4.4.3. Parler en espagnol pour apprendre à parler.

Apprendre à parler en parlant, certes, mais qu’est-ce parler en langue vivante étrangère pour un apprenant ? W. Klein 202 , pour présenter la synthèse de quelques recherches a choisi d’isoler quatre tâches principales pour l’apprenant. Si ces quatre tâches sont indissociables les unes des autres dans la communication exolingue, la caractérisation qu’en fait l’auteur nous offre de précieux repères.
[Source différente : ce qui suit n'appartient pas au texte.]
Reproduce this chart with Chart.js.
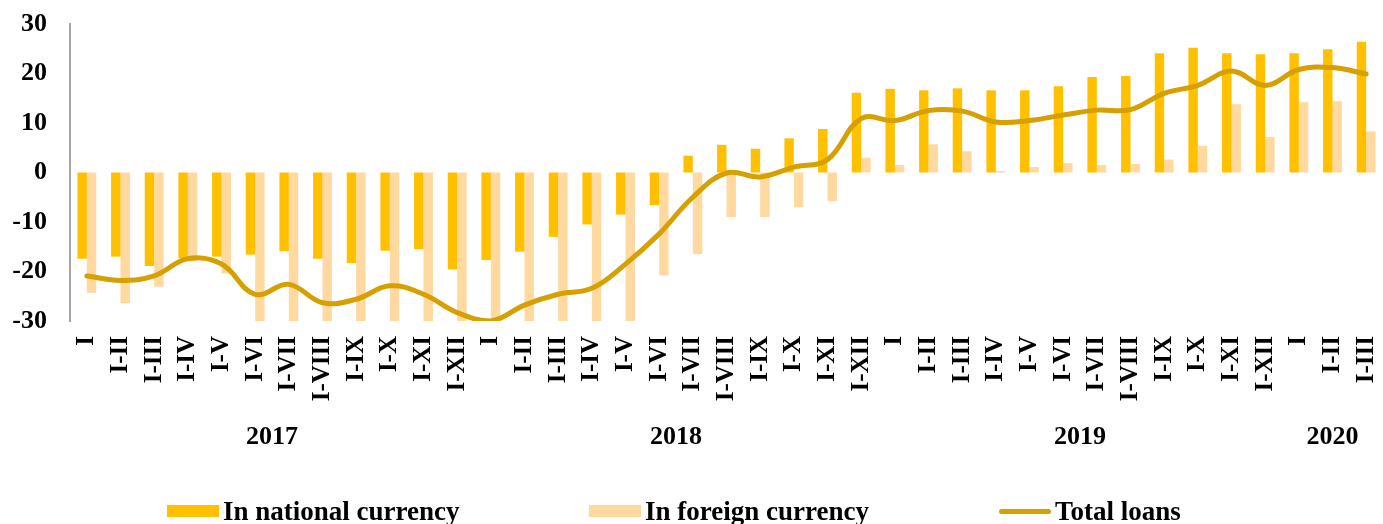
<!DOCTYPE html>
<html>
<head>
<meta charset="utf-8">
<script src="https://cdn.jsdelivr.net/npm/chart.js@4"></script>
<style>
    body { margin: 0; background: #fff; }
    #wrap { position: relative; width: 1383px; height: 524px; }
    #legend { position: absolute; left: 0; top: 0; width: 100%; height: 100%; pointer-events: none;
              font: bold 27px "Liberation Serif", "Times New Roman", serif; color: #000; }
    .item { position: absolute; top: 498px; line-height: 26px; white-space: nowrap; display: flex; align-items: center; }
    .swatch { width: 52px; margin-right: 4px; }
</style>
</head>
<body>
<div id="wrap">
    <canvas id="loansChart"></canvas>
    <div id="legend"></div>
</div>
<script>
(function () {
    "use strict";

    var months = ['I', 'I-II', 'I-III', 'I-IV', 'I-V', 'I-VI', 'I-VII', 'I-VIII', 'I-IX', 'I-X', 'I-XI', 'I-XII',
                  'I', 'I-II', 'I-III', 'I-IV', 'I-V', 'I-VI', 'I-VII', 'I-VIII', 'I-IX', 'I-X', 'I-XI', 'I-XII',
                  'I', 'I-II', 'I-III', 'I-IV', 'I-V', 'I-VI', 'I-VII', 'I-VIII', 'I-IX', 'I-X', 'I-XI', 'I-XII',
                  'I', 'I-II', 'I-III'];
    var years = ['2017', '2018', '2019', '2020'];
    var yearSpans = [12, 12, 12, 3];

    var nationalCurrency = [-17.4, -17.0, -18.9, -17.3, -17.0, -16.6, -15.9, -17.4, -18.3, -15.8, -15.5, -19.6,
                            -17.7, -16.0, -13.0, -10.5, -8.5, -6.6, 3.4, 5.6, 4.8, 6.9, 8.8, 16.1,
                            16.9, 16.6, 17.0, 16.6, 16.6, 17.4, 19.3, 19.5, 24.1, 25.2, 24.1, 23.9,
                            24.1, 24.9, 26.4];
    var foreignCurrency = [-24.3, -26.4, -23.1, -18.0, -20.4, -31, -31, -31, -31, -31, -31, -31,
                           -31, -31, -31, -31, -31, -20.8, -16.5, -9.0, -9.0, -7.0, -5.8, 3.0,
                           1.5, 5.7, 4.3, 0.3, 1.1, 1.9, 1.5, 1.7, 2.6, 5.4, 13.8, 7.2,
                           14.2, 14.4, 8.3];
    var totalLoans = [-20.9, -21.8, -20.9, -17.4, -18.5, -24.6, -22.6, -26.3, -25.6, -22.9, -24.6, -28.3,
                      -30.0, -26.8, -24.6, -23.4, -18.5, -12.4, -5.0, -0.1, -0.9, 1.1, 2.6, 10.9,
                      10.5, 12.5, 12.4, 10.2, 10.5, 11.6, 12.6, 12.7, 16.0, 17.6, 20.5, 17.6,
                      20.8, 21.2, 19.9];

    var FONT = '"Liberation Serif", "Times New Roman", serif';
    Chart.defaults.font.family = FONT;
    Chart.defaults.font.weight = 'bold';
    Chart.defaults.font.size = 26;
    Chart.defaults.color = '#000';

    var datasets = [
        { type: 'line', label: 'Total loans', data: totalLoans, borderColor: '#D5A000', backgroundColor: '#D5A000',
          borderWidth: 5, tension: 0.4, pointRadius: 0, borderCapStyle: 'round', order: 0 },
        { type: 'bar', label: 'In national currency', data: nationalCurrency, backgroundColor: '#FFC000', order: 1, clip: 0 },
        { type: 'bar', label: 'In foreign currency', data: foreignCurrency, backgroundColor: '#FFD9A0', order: 2, clip: 0 }
    ];

    // year names under the month labels, centred on their group of categories
    var yearLabels = {
        id: 'yearLabels',
        afterDraw: function (chart) {
            var x = chart.scales.x, ctx = chart.ctx, start = 0;
            ctx.save();
            ctx.font = 'bold 26px ' + FONT;
            ctx.fillStyle = '#000';
            ctx.textAlign = 'center';
            ctx.textBaseline = 'middle';
            years.forEach(function (y, i) {
                var mid = start + (yearSpans[i] - 1) / 2;
                ctx.fillText(y, x.getPixelForValue(mid), x.top + 116);
                start += yearSpans[i];
            });
            ctx.restore();
        }
    };

    new Chart(document.getElementById('loansChart'), {
        type: 'bar',
        data: { labels: months, datasets: datasets },
        plugins: [yearLabels],
        options: {
            responsive: true,
            maintainAspectRatio: false,
            animation: false,
            layout: { padding: { top: 24, right: 0, bottom: 0, left: 0 } },
            datasets: { bar: { categoryPercentage: 0.56, barPercentage: 1.0 } },
            scales: {
                x: {
                    grid: { display: false, drawTicks: false },
                    border: { display: false },
                    ticks: { autoSkip: false, minRotation: 90, maxRotation: 90, padding: 15, font: { size: 25 } },
                    afterFit: function (scale) {
                        scale.height = 203;
                        scale.paddingLeft = 0;
                        scale.paddingRight = 0;
                    }
                },
                y: {
                    min: -30, max: 30,
                    grid: { display: false, drawTicks: false },
                    border: { color: '#A6A6A6', width: 2 },
                    ticks: { stepSize: 10, padding: 23 },
                    afterFit: function (scale) {
                        scale.width = 70;
                        scale.paddingTop = 0;
                        scale.paddingBottom = 0;
                    }
                }
            },
            plugins: {
                legend: { display: false },
                tooltip: { enabled: false }
            }
        }
    });

    // legend, in the order of the reference
    var legendOrder = [1, 2, 0];
    var legendLeft = [167, 589, 999];
    var legend = document.getElementById('legend');
    legendOrder.forEach(function (di, i) {
        var ds = datasets[di];
        var item = document.createElement('div');
        item.className = 'item';
        item.style.left = legendLeft[i] + 'px';
        var sw = document.createElement('span');
        sw.className = 'swatch';
        if (ds.type === 'line') {
            sw.style.height = '5px';
            sw.style.borderRadius = '3px';
            sw.style.background = ds.borderColor;
        } else {
            sw.style.height = '12px';
            sw.style.background = ds.backgroundColor;
        }
        var txt = document.createElement('span');
        txt.textContent = ds.label;
        item.appendChild(sw);
        item.appendChild(txt);
        legend.appendChild(item);
    });
})();
</script>
</body>
</html>
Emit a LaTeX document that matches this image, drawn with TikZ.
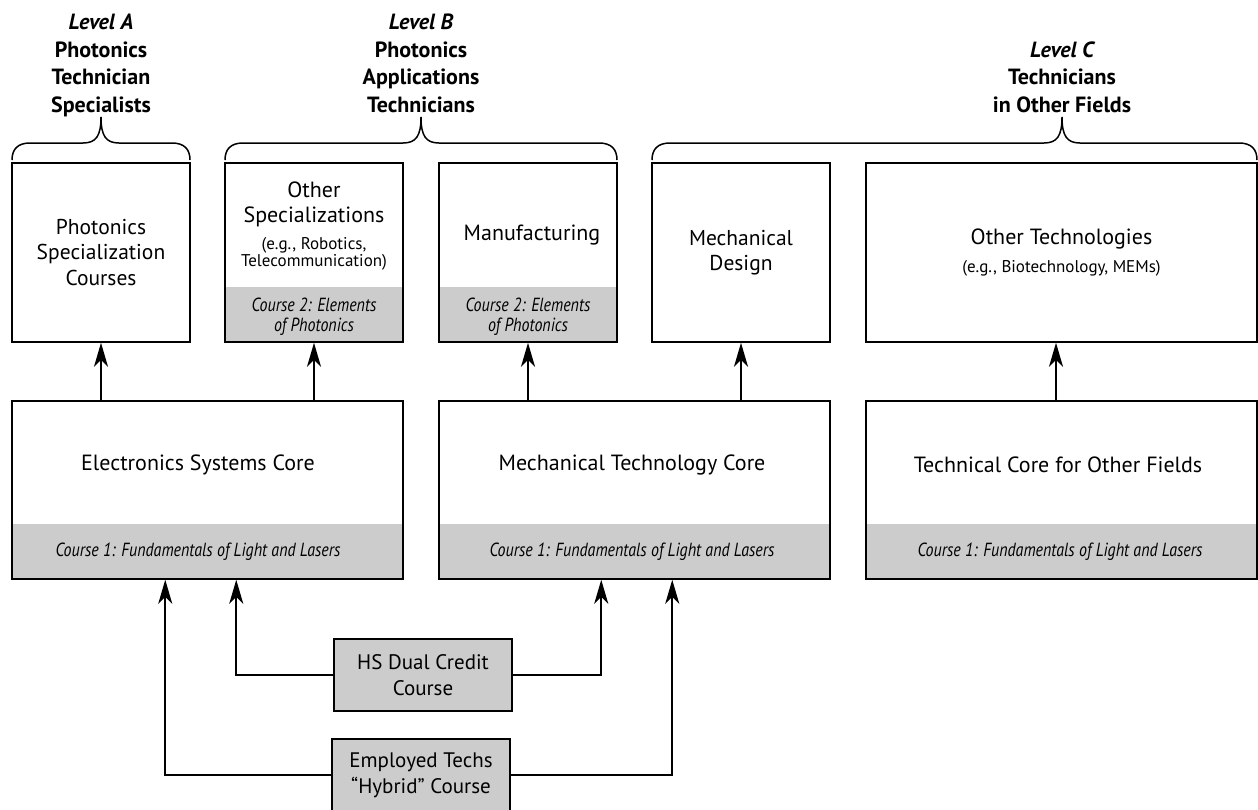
\documentclass[tikz,border=0pt]{standalone}
\usepackage{fontspec}
\setmainfont{PT Sans}
\newfontfamily\coursefont{PT Sans}[FakeStretch=0.84]
\usetikzlibrary{arrows.meta,positioning,calc}
\definecolor{bandgray}{gray}{0.8}

\tikzset{
  box/.style={draw, line width=1.5pt, minimum width=178pt, minimum height=179pt,
              inner sep=0pt, align=center, font=\fontsize{21.5}{25.5}\selectfont},
  wide/.style={minimum width=391pt},
  band/.style={path picture={\fill[bandgray] ([yshift=55pt]path picture bounding box.south west)
                 rectangle (path picture bounding box.south east);}},
  txt/.style={align=center, inner sep=0pt, font=\fontsize{22}{25.5}\selectfont},
  small/.style={align=center, inner sep=0pt, font=\fontsize{17}{17}\selectfont},
  course/.style={align=center, inner sep=0pt, font=\coursefont\itshape\fontsize{19}{20}\selectfont},
  feed/.style={draw, fill=bandgray, line width=1.5pt, minimum width=178pt, minimum height=72pt,
               inner sep=0pt, align=center, font=\fontsize{21}{26}\selectfont},
  lvl/.style={align=center, inner sep=0pt, anchor=north, font=\bfseries\fontsize{22}{27.5}\selectfont},
  arr/.style={line width=2pt, -{Stealth[length=24pt,width=14pt,inset=7pt]}},
  brc/.style={line width=1.5pt}
}

% brace from x=#1 to x=#3, tip at x=#2
\newcommand\levelbrace[3]{%
  \draw[brc] (#1,160) .. controls (#1,149) and (#1+6,143) .. (#1+18,143) -- (#2-18,143)
    .. controls (#2-5,143) and (#2,136) .. (#2,117)
    .. controls (#2,136) and (#2+5,143) .. (#2+18,143) -- (#3-18,143)
    .. controls (#3-6,143) and (#3,149) .. (#3,160);}

\begin{document}
\begin{tikzpicture}[x=1pt,y=-1pt]
\useasboundingbox (0,0) rectangle (1258,809);

% levels
\node[lvl] (lvlA) at (101,14) {\itshape Level A\\Photonics\\Technician\\Specialists};
\node[lvl] (lvlB) at (421,14) {\itshape Level B\\Photonics\\Applications\\Technicians};
\node[lvl] (lvlC) at (1062,41.5) {\itshape Level C\\Technicians\\in Other Fields};
\levelbrace{12}{101}{190}
\levelbrace{225}{421}{617}
\levelbrace{652}{1062}{1257}

% top row
\node[box] (spec) at (101,252.5) {Photonics\\Specialization\\Courses};
\node[box, band] (other) at (314,252.5) {};
\node[txt] (otherT) at (314,204.5) {Other\\Specializations};
\node[small] (otherE) at (314,253.5) {(e.g., Robotics,\\Telecommunication)};
\node[course] (otherC) at (314,317) {Course 2: Elements\\of Photonics};
\node[box, band] (manu) at (528,252.5) {};
\node[txt] (manuT) at (532,235) {Manufacturing};
\node[course] (manuC) at (528,317) {Course 2: Elements\\of Photonics};
\node[box] (mech) at (741,252.5) {Mechanical\\Design};
\node[box, wide] (tech) at (1061.5,252.5) {};
\node[txt] (techT) at (1061.5,239) {Other Technologies};
\node[small] (techE) at (1061.5,268) {(e.g., Biotechnology, MEMs)};

% cores
\node[box, wide, band, minimum height=178pt] (elec) at (207.5,490) {};
\node[txt] (elecT) at (198,465) {Electronics Systems Core};
\node[course] (elecC) at (198,552) {Course 1: Fundamentals of Light and Lasers};
\node[box, wide, band, minimum height=178pt] (mcore) at (634.5,490) {};
\node[txt] (mcoreT) at (632,465) {Mechanical Technology Core};
\node[course] (mcoreC) at (632,552) {Course 1: Fundamentals of Light and Lasers};
\node[box, wide, band, minimum height=178pt] (tcore) at (1061.5,490) {};
\node[txt] (tcoreT) at (1058,465) {Technical Core for Other Fields};
\node[course] (tcoreC) at (1060,552) {Course 1: Fundamentals of Light and Lasers};

\draw[arr] (elec.north -| spec.south) -- (spec.south);
\draw[arr] (elec.north -| other.south) -- (other.south);
\draw[arr] (mcore.north -| manu.south) -- (manu.south);
\draw[arr] (mcore.north -| mech.south) -- (mech.south);
\draw[arr] ([xshift=-5.5pt]tcore.north -| tech.south) -- ([xshift=-5.5pt]tech.south);

% entry courses
\node[feed] (hs) at (423,675) {HS Dual Credit\\Course};
\node[feed] (emp) at (421,775) {Employed Techs\\``Hybrid'' Course};
\draw[arr] (hs.west) -| ([xshift=225pt]elec.south west);
\draw[arr] (hs.east) -| ([xshift=163pt]mcore.south west);
\draw[arr] (emp.west) -| ([xshift=154pt]elec.south west);
\draw[arr] (emp.east) -| ([xshift=234pt]mcore.south west);
\end{tikzpicture}
\end{document}
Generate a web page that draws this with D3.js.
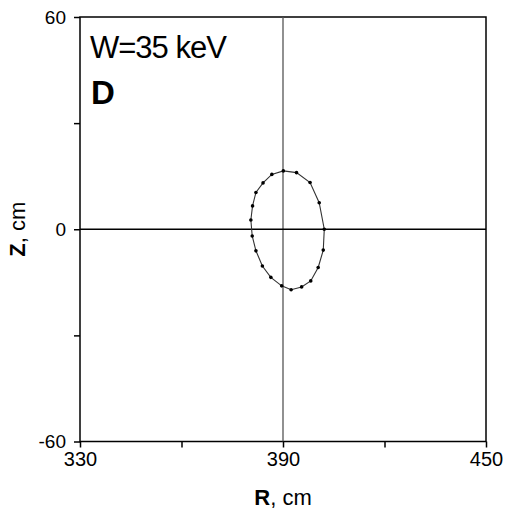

Nous reproduisons ici le résumé qu’en fait M. Pendanx

‘« Première tâche : analyser la langue.
La première tâche de l’apprenant est l’analyse des productions langagières qui lui sont adressées ou auxquelles il est exposé. Ces “ données de l’entrée ” se présentent sous forme d’“énoncés complets doués de sens qui sont insérés dans un contexte situationnel donné ” (W. Klein, p. 83). L’apprenant devra par exemple analyser la complexité sonore en unités plus petites, et il lui faudra mettre ces unités en relation avec l’information dont il dispose. Pour mener à bien cette analyse et grâce à l’élaboration d’une série d’hypothèses et d’implications, il mettra à contribution non seulement sa capacité de perception, mais aussi l’ensemble des connaissances qu’il a acquises : connaissances extralinguistiques ; connaissance sur le langage et la communication ; connaissances relevant des langues qu’il possède déjà (sa langue maternelle, les autres langues –secondes ou étrangère– qu’il maîtrise et son interlangue qui est en évolution constante).
Deuxième tâche : construire l’énoncé.
C’est, à l’inverse, le problème de la synthèse : l’apprenant doit combiner les éléments et construire des énoncés, aussi bien au niveau des mots qu’à celui des sons. Les opérations de synthèse concernent la syntaxe de la langue, qui est constituée par quatre grandes catégories de moyens linguistiques : l’ordre des mots, la répartition des mots en classes grammaticales, la flexion et les moyens apparentés comme les particules, l’intonation. Cette opération de synthèse sert à la production d’énoncés et à la communication. Elle permet également de vérifier les hypothèses élaborées au cours de l’analyse. Á ce sujet, W. Klein précise que, pour l’apprenant, “ses premiers essais de synthèse sont indispensables pour lui permettre un accès plus large et plus intensif à la langue cible, condition sine qua non pour poursuivre l’analyse de la langue ”.
Troisième tâche : mettre en contexte.
L’intégration au contexte se pose dans toute situation de communication : tout énoncé est “ inséré dans un contexte d’informations contextuelles. Dès qu’un locuteur prend la parole, il doit essayer d’adapter son énoncé à ce flot d’informations” (ibid., p.86). Ce dernier peut jouer un rôle aussi important que l’information contenue dans l’énoncé lui-même, mais “ la plupart du temps sont intégrés, et c’est leur intégration qui rend possible la compréhension globale de l’intention de signification ” (ibid., p. 146-147). Le rapport existant dans toute activité langagière entre connaissances linguistiques et connaissances contextuelles se pose différemment selon la richesse de la langue de l’apprenant, et évolue à mesure que sa langue se développe : en compréhension comme en production, les connaissances contextuelles finissent par peser moins que les connaissances linguistiques.
Quatrième tâche : comparer.
Cette dernière tâche est le moteur de la progression de l’apprenant : en effet, “pour continuer à progresser, l’apprenant doit pouvoir comparer en permanence son propre comportement linguistique à celui que la langue cible requiert” (ibid., p. 179). » 203

Ces quatre tâches sont indissociables les unes des autres, elles exigent que le récepteur – locuteur convoque un grand nombre de savoirs et de savoir-faire appartenant à des champs très différents. Le prescripteur institutionnel qui, avec une constance jamais démentie, met en demeure le professeur d’espagnol de faire parler ses élèves, ne semble pas avoir pris la mesure de l’ensemble des conditions de l’acte langagier. Dans l’analyse qui suit nous tenterons de faire le point sur les opérations langagières pointées ici que permet ou ne permet pas le cours canonique d’espagnol et pourquoi.

Notes
202.

Klein, W. L’acquisition de langue étrangère.

203.

Pendanx, M. Les activités d’apprentissage en classe de langue, p. 33-34.